Everyone asks you what the god thinks—
I want to know what you think.

Behind the temple, a short lady
bends in terror over a shallow pond’s edge.

I tell her if she wants opinions
she has to get to the other side
and undress—a bamboo hedge
will tastefully obscure her

—peach and coconut flashes
behind vegetable prison bars—

that the prison is the mind,
that the pond is what we call thought.

She’s not so short her hair
would get muddy—
only the washable robes
and sandals.

I get into the pond and point out a path of rocks,
and my bald head too,
so she may step across.

I tell her to think of my bald head
as a squeaky, dense pill
of white medicine.

She says, Have you been reading Philosophy?

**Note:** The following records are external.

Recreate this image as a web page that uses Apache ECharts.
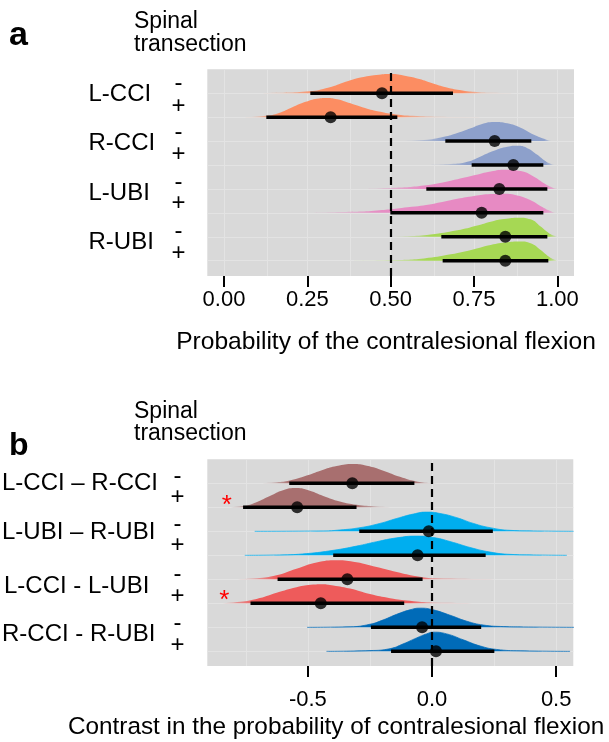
<!DOCTYPE html>
<html><head><meta charset="utf-8">
<script src="https://cdn.jsdelivr.net/npm/echarts@6/dist/echarts.min.js"></script>
<style>html,body{margin:0;padding:0;background:#fff}#c{width:609px;height:742px}</style>
</head><body><div id="c"></div>
<script>
// ---------- Panel a data ----------
const groupsA = ['L-CCI', 'R-CCI', 'L-UBI', 'R-UBI'];
const transection = ['-', '+'];
const ticksA = [0, 0.25, 0.5, 0.75, 1.0];
const gridA = [0, 0.125, 0.25, 0.375, 0.5, 0.625, 0.75, 0.875, 1.0];
const refA = 0.5;
const medianA = [0.474, 0.320, 0.812, 0.868, 0.826, 0.773, 0.844, 0.844];
const lowerA  = [0.259, 0.127, 0.664, 0.743, 0.607, 0.499, 0.652, 0.656];
const upperA  = [0.687, 0.520, 0.922, 0.958, 0.970, 0.958, 0.970, 0.973];
const densA1 = [[0.10,0],[0.135,0.01],[0.255,0.1],[0.315,0.3],[0.365,0.6],[0.414,0.84],[0.465,0.97],[0.5,1.0],[0.546,0.9],[0.586,0.74],[0.625,0.52],[0.666,0.31],[0.715,0.14],[0.766,0.05],[0.806,0.02],[0.865,0]];
const densA2 = [[0.064,0],[0.125,0.07],[0.165,0.22],[0.205,0.52],[0.245,0.8],[0.285,0.98],[0.31,1.0],[0.34,0.93],[0.365,0.8],[0.415,0.52],[0.465,0.29],[0.516,0.14],[0.566,0.07],[0.646,0.02],[0.78,0]];
const densA3 = [[0.53,0],[0.6,0.05],[0.66,0.22],[0.70,0.42],[0.74,0.67],[0.77,0.87],[0.81,1.0],[0.85,0.93],[0.89,0.7],[0.93,0.33],[0.96,0.12],[0.975,0.03],[0.985,0]];
const densA4 = [[0.6,0],[0.68,0.05],[0.73,0.17],[0.77,0.45],[0.81,0.74],[0.85,0.95],[0.88,1.0],[0.91,0.88],[0.94,0.53],[0.965,0.19],[0.985,0.03],[0.995,0]];
const densA5 = [[0.42,0],[0.5,0.05],[0.6,0.18],[0.68,0.43],[0.75,0.71],[0.8,0.91],[0.845,1.0],[0.89,0.93],[0.93,0.63],[0.96,0.29],[0.985,0.07],[1.0,0]];
const densA6 = [[0.25,0],[0.35,0.04],[0.45,0.11],[0.55,0.29],[0.63,0.48],[0.7,0.73],[0.75,0.88],[0.8,0.98],[0.84,1.0],[0.88,0.91],[0.92,0.66],[0.955,0.3],[0.985,0.05],[1.0,0]];
const densA7 = [[0.47,0],[0.55,0.03],[0.62,0.12],[0.7,0.34],[0.76,0.59],[0.8,0.79],[0.84,0.93],[0.885,1.0],[0.92,0.91],[0.95,0.53],[0.975,0.19],[0.995,0.03],[1.0,0]];
const densA8 = [[0.39,0],[0.5,0.03],[0.6,0.12],[0.68,0.33],[0.75,0.6],[0.8,0.82],[0.85,0.96],[0.89,1.0],[0.92,0.91],[0.95,0.56],[0.975,0.21],[0.995,0.03],[1.0,0]];
const colorsA = ['#FC8D62', '#8DA0CB', '#E78AC3', '#A6D854'];

// ---------- Panel b data ----------
const groupsB = ['L-CCI \u2013 R-CCI', 'L-UBI \u2013 R-UBI', 'L-CCI - L-UBI', 'R-CCI - R-UBI'];
const ticksB = [-0.5, 0, 0.5];
const gridB = [-0.75, -0.5, -0.25, 0, 0.25, 0.5];
const refB = 0;
const medianB = [-0.321, -0.543, -0.013, -0.058, -0.341, -0.448, -0.040, 0.016];
const lowerB  = [-0.575, -0.761, -0.293, -0.398, -0.622, -0.731, -0.246, -0.165];
const upperB  = [-0.071, -0.304, 0.245, 0.216, -0.038, -0.112, 0.198, 0.251];
const starredB = [false, true, false, false, false, true, false, false];
const densB1 = [[-0.687,0],[-0.626,0.05],[-0.573,0.14],[-0.505,0.4],[-0.438,0.71],[-0.384,0.9],[-0.317,1.0],[-0.263,0.91],[-0.196,0.66],[-0.129,0.34],[-0.062,0.1],[0.005,0.02],[0.1,0]];
const densB2 = [[-0.835,0],[-0.76,0.07],[-0.707,0.27],[-0.653,0.59],[-0.6,0.89],[-0.546,1.0],[-0.492,0.86],[-0.438,0.59],[-0.371,0.3],[-0.304,0.13],[-0.223,0.04],[-0.156,0]];
const densB3 = [[-0.714,0],[-0.438,0.02],[-0.371,0.07],[-0.29,0.19],[-0.21,0.41],[-0.142,0.67],[-0.075,0.9],[-0.022,1.0],[0.032,0.93],[0.1,0.71],[0.167,0.41],[0.234,0.19],[0.315,0.05],[0.409,0.02],[0.57,0]];
const densB4 = [[-0.754,0],[-0.613,0.02],[-0.505,0.09],[-0.398,0.26],[-0.304,0.48],[-0.223,0.71],[-0.142,0.91],[-0.062,1.0],[0.005,0.93],[0.086,0.67],[0.153,0.41],[0.234,0.17],[0.315,0.05],[0.409,0.02],[0.543,0]];
const densB5 = [[-0.8,0],[-0.707,0.05],[-0.626,0.21],[-0.546,0.55],[-0.465,0.88],[-0.384,1.0],[-0.304,0.89],[-0.223,0.64],[-0.142,0.38],[-0.062,0.16],[0.019,0.05],[0.33,0]];
const densB6 = [[-0.88,0],[-0.8,0.05],[-0.707,0.23],[-0.626,0.55],[-0.546,0.84],[-0.478,0.98],[-0.44,1.0],[-0.411,0.96],[-0.33,0.77],[-0.25,0.48],[-0.169,0.27],[-0.089,0.13],[0.005,0.04],[0.26,0]];
const densB7 = [[-0.503,0],[-0.33,0.03],[-0.25,0.16],[-0.196,0.39],[-0.142,0.68],[-0.089,0.91],[-0.048,1.0],[0.005,0.91],[0.073,0.63],[0.14,0.32],[0.207,0.12],[0.288,0.04],[0.368,0.02],[0.58,0]];
const densB8 = [[-0.425,0],[-0.25,0.04],[-0.169,0.14],[-0.116,0.39],[-0.062,0.7],[-0.022,0.91],[0.005,1.0],[0.059,0.91],[0.126,0.6],[0.194,0.28],[0.26,0.1],[0.355,0.03],[0.556,0]];
const colorsB = ['#A86F6F', '#00AEEF', '#EE5B5B', '#006BB8'];
const tailLineB = [false, true, false, true];

const densA = [densA1, densA2, densA3, densA4, densA5, densA6, densA7, densA8];
const densB = [densB1, densB2, densB3, densB4, densB5, densB6, densB7, densB8];

const FONT = '"Liberation Sans", Arial, Helvetica, sans-serif';
const SLAB = 0.8;
const rowY = i => 8 - i;

function hexA(hex, a) {
  const n = parseInt(hex.slice(1), 16);
  return 'rgba(' + (n >> 16 & 255) + ',' + (n >> 8 & 255) + ',' + (n & 255) + ',' + a.toFixed(3) + ')';
}
// horizontal fade of the slab tails (alpha follows the slab height)
function fadeFill(d, color) {
  const x0 = d[0][0], x1 = d[d.length - 1][0];
  return {
    type: 'linear', x: 0, y: 0, x2: 1, y2: 0,
    colorStops: d.map(([x, h]) => ({ offset: (x - x0) / (x1 - x0), color: hexA(color, Math.min(1, 0.15 + h * 7)) }))
  };
}

function panelSeries(p, dens, colors, tailLine, med, lo, hi, ref, gridX) {
  const s = [];
  s.push({
    type: 'line', xAxisIndex: p, yAxisIndex: p, data: [], z: 1, silent: true,
    markLine: {
      z: 1, silent: true, symbol: 'none', label: { show: false }, animation: false,
      lineStyle: { color: '#E3E3E3', width: 1, type: 'solid' },
      data: gridX.map(v => ({ xAxis: v })).concat([1,2,3,4,5,6,7,8].map(v => ({ yAxis: v })))
    }
  });
  dens.forEach((d, i) => {
    const g = Math.floor(i / 2);
    const base = rowY(i);
    const tl = tailLine && tailLine[g];
    s.push({
      type: 'line', xAxisIndex: p, yAxisIndex: p, z: 2, silent: true,
      data: d.map(([x, h]) => [x, base + h * SLAB]),
      showSymbol: false, smooth: 0.5,
      lineStyle: { width: tl ? 1 : 0, color: tl ? hexA(colors[g], 0.75) : colors[g] },
      areaStyle: { color: tl ? colors[g] : fadeFill(d, colors[g]), opacity: 1, origin: base }
    });
  });
  s.push({
    type: 'line', xAxisIndex: p, yAxisIndex: p, data: [], z: 3, silent: true,
    markLine: {
      z: 3, silent: true, symbol: 'none', label: { show: false }, animation: false,
      lineStyle: { color: '#000', width: 2.2, type: [8, 5] },
      data: [{ xAxis: ref }]
    }
  });
  med.forEach((m, i) => {
    const y = rowY(i);
    s.push({
      type: 'line', xAxisIndex: p, yAxisIndex: p, z: 4, silent: true,
      data: [[lo[i], y], [hi[i], y]], showSymbol: false,
      lineStyle: { color: '#000', width: 3.5 }
    });
  });
  s.push({
    type: 'scatter', xAxisIndex: p, yAxisIndex: p, z: 5, silent: true,
    symbolSize: 12, itemStyle: { color: '#000' },
    data: med.map((m, i) => [m, rowY(i)])
  });
  return s;
}

function xAx(p, min, max, ticks, fmt, margin) {
  return {
    type: 'value', gridIndex: p, min: min, max: max,
    axisLine: { show: false }, splitLine: { show: false },
    axisTick: { show: true, length: 11, inside: false, customValues: ticks, lineStyle: { color: '#000', width: 2 } },
    axisLabel: { show: true, customValues: ticks, formatter: fmt, color: '#000', fontSize: 22, fontFamily: FONT, margin: margin }
  };
}
function yAx(p, min, max) {
  return { type: 'value', gridIndex: p, min: min, max: max, show: false, splitLine: { show: false } };
}

const graphics = [];
function txt(t, x, y, size, opts) {
  graphics.push({
    type: 'text', silent: true,
    style: Object.assign({ text: t, x: x, y: y, fill: '#000', fontSize: size, fontFamily: FONT,
      textAlign: 'left', textVerticalAlign: 'middle' }, opts || {})
  });
}
txt('a', 9, 36, 34, { fontWeight: 'bold' });
txt('Spinal', 134, 22, 23);
txt('transection', 134, 45, 23);
const grpYA = [94, 143, 193.5, 242];
const minusYA = [83, 132, 182.5, 231];
const plusYA = [106, 154.5, 203.5, 253.5];
groupsA.forEach((g, i) => {
  txt(g, 88.5, grpYA[i], 24);
  txt(transection[0], 178.5, minusYA[i], 24, { textAlign: 'center' });
  txt(transection[1], 178.5, plusYA[i], 24, { textAlign: 'center' });
});
txt('Probability of the contralesional flexion', 386, 342, 24.6, { textAlign: 'center' });
txt('b', 9, 446, 32, { fontWeight: 'bold' });
txt('Spinal', 134, 412, 23);
txt('transection', 134, 434, 23);
const grpXB = [2, 2, 4, 2];
const grpYB = [483, 532, 586, 634];
const minusYB = [476, 524.5, 574.5, 623];
const plusYB = [497, 545, 596, 645];
groupsB.forEach((g, i) => {
  txt(g, grpXB[i], grpYB[i], 24);
  txt(transection[0], 177.5, minusYB[i], 24, { textAlign: 'center' });
  txt(transection[1], 177.5, plusYB[i], 24, { textAlign: 'center' });
});
const starPos = { 1: [226.7, 506], 5: [224.3, 600.5] };
starredB.forEach((st, i) => {
  if (st) txt('*', starPos[i][0], starPos[i][1], 26, { textAlign: 'center', fill: '#FF0000' });
});
txt('Contrast in the probability of contralesional flexion', 68, 727, 24.3);

const chart = echarts.init(document.getElementById('c'), null, { renderer: 'canvas' });
chart.setOption({
  animation: false,
  backgroundColor: '#fff',
  grid: [
    { left: 207.3, top: 69.3, width: 366.7, height: 206.7, show: true, backgroundColor: '#D9D9D9', borderWidth: 0 },
    { left: 207.3, top: 459.3, width: 366, height: 206.7, show: true, backgroundColor: '#D9D9D9', borderWidth: 0 }
  ],
  xAxis: [
    xAx(0, -0.05, 1.05, ticksA, v => v.toFixed(2), 13),
    xAx(1, -0.905, 0.569, ticksB, v => v.toFixed(1), 23)
  ],
  yAxis: [yAx(0, 0.36, 9), yAx(1, 0.39, 9)],
  series: panelSeries(0, densA, colorsA, null, medianA, lowerA, upperA, refA, gridA)
    .concat(panelSeries(1, densB, colorsB, tailLineB, medianB, lowerB, upperB, refB, gridB)),
  graphic: graphics
});
</script></body></html>
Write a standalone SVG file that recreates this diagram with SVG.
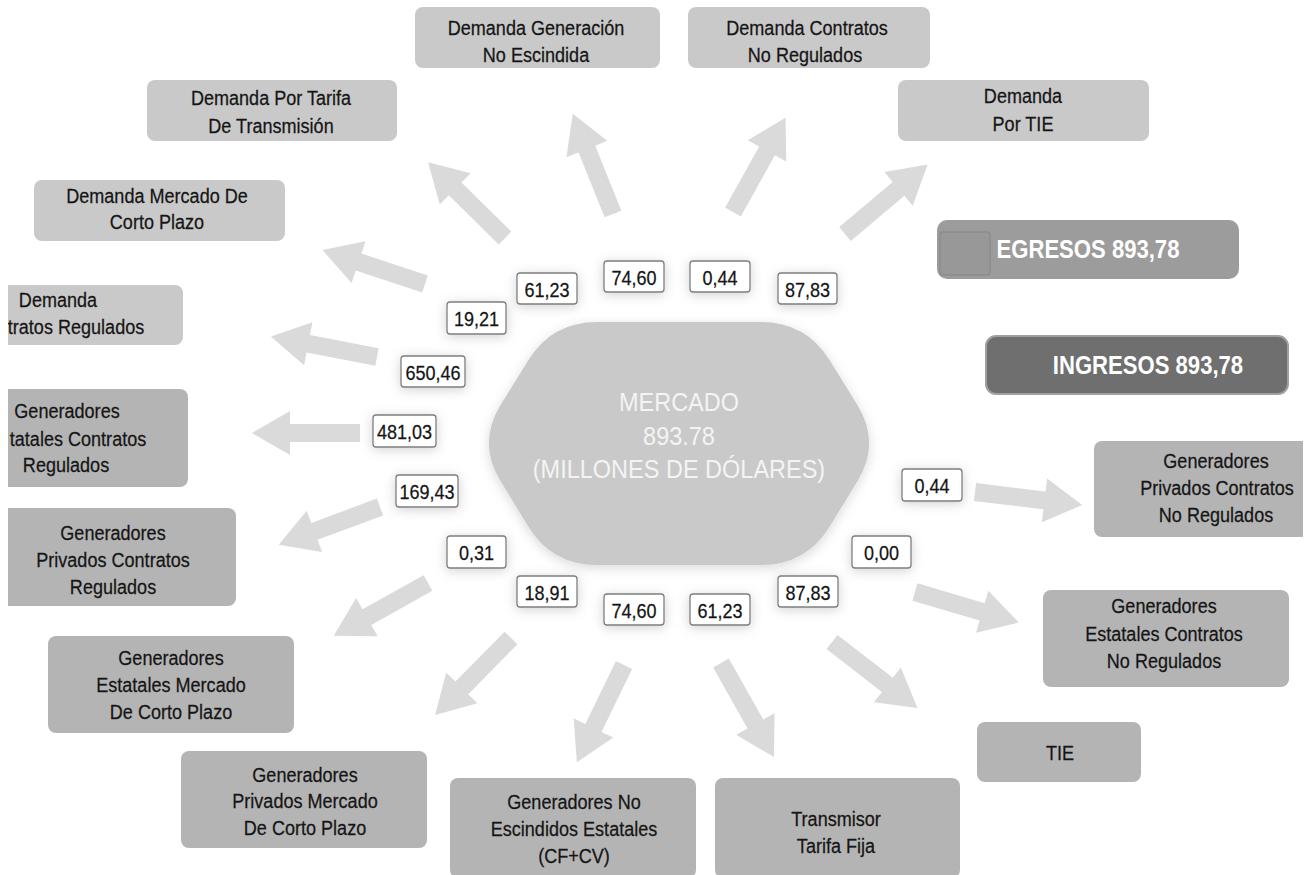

Indeed, I have been reading Philosophy,
and I hate that she didn’t have to think to notice
and grab her hem to drown her,

and instead we’re in the temple
and she’s dancing with the suitcase
I brought all the way from distant, homey Thrace

and the clothes sweetly perfumed with me
are a soul in the leather’s misery

and I dive in the clothes and they stink and rot,
but that’s just the god’s thought.

Your mouth is sealing mine in the mud,

opposite heads from two underbellies
of the pond,

a difficult marvel
flashing in your (not the god’s)
eyes, because I lied to you—

I have been reading not philosophy but medicine,
and my baldness is not wisdom,

and the pond is not thought, but my thought,
which is always on death, like your mouth,

and the mud is marriage lace,

and your opinions are newborn
hares and toads and musical nuggets,
stirring in your organs as the mud hardens.